Copy Markdown View Source

Per-shard fallback for async read-modify-write (RMW) commands under contention.

See docs/async-rmw-design.md for the full design. In short:

  • Router.async_rmw/4 tries :ets.insert_new(latch_tab, {key, self()}). If it wins the latch, it runs the RMW inline in the caller's process (~15μs p50). Fast path.
  • If the latch is already held, async_rmw falls through here and does GenServer.call(RmwCoordinator.name(shard), {:rmw, cmd}). The worker processes RMW commands serially from its mailbox (FIFO). This is the slow path under heavy same-key contention, but it never loses updates and callers sleep on receive while queued (zero CPU).

The worker itself also acquires the per-key latch before executing — bounded spin, because at most one latch holder exists for any key, and only one process (the worker) ever spins. No thundering herd.

Periodic latch sweep (every 5s) removes entries whose holder pid is dead — recovery path for a caller that crashed between insert_new and ets.take.

Summary

Functions

Returns a specification to start this module under a supervisor.

Execute an RMW command via the worker (fallback path).

Registered process name for the coordinator at the given shard index.

Starts the coordinator for the given shard index.

Force a sweep of stale latches for this shard. Intended for tests.

Functions

child_spec(init_arg)

Returns a specification to start this module under a supervisor.

See Supervisor.

execute(idx, cmd)

@spec execute(non_neg_integer(), tuple()) :: term()

Execute an RMW command via the worker (fallback path).

Callers only reach this when they lost the latch CAS in their fast path.

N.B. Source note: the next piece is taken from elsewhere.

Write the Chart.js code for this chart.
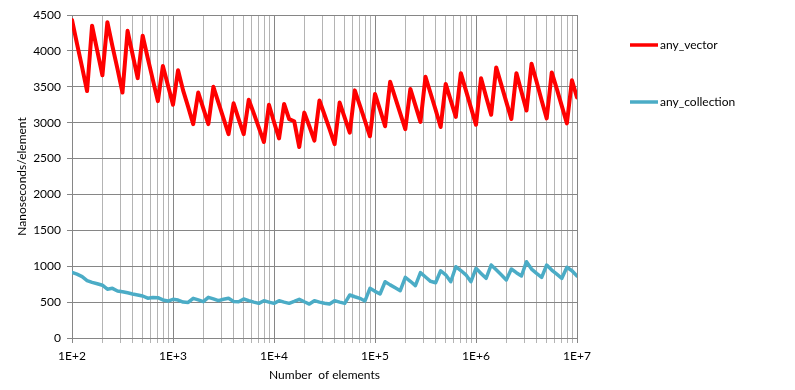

Returns the command's natural result (e.g. {:ok, integer} for INCR, old_value_or_nil for GETSET/GETDEL, the push's new length for LPUSH, etc.).

Accepted command shapes:

  • Plain RMW: {:incr, k, d}, {:incr_float, k, d}, {:append, k, s}, {:getset, k, v}, {:getdel, k}, {:getex, k, e}, {:setrange, k, o, v}.
  • List ops: {:list_op, k, operation}, {:list_op_lmove, src, dst, from, to}.

Timeouts and worker crashes propagate as :exit to the caller; the caller's async_* function catches them and returns {:error, msg}.

name(idx)

@spec name(non_neg_integer()) :: atom()

Registered process name for the coordinator at the given shard index.

start_link(opts)

@spec start_link(keyword()) :: GenServer.on_start()

Starts the coordinator for the given shard index.

sweep_latches(idx)

@spec sweep_latches(non_neg_integer()) :: :ok

Force a sweep of stale latches for this shard. Intended for tests.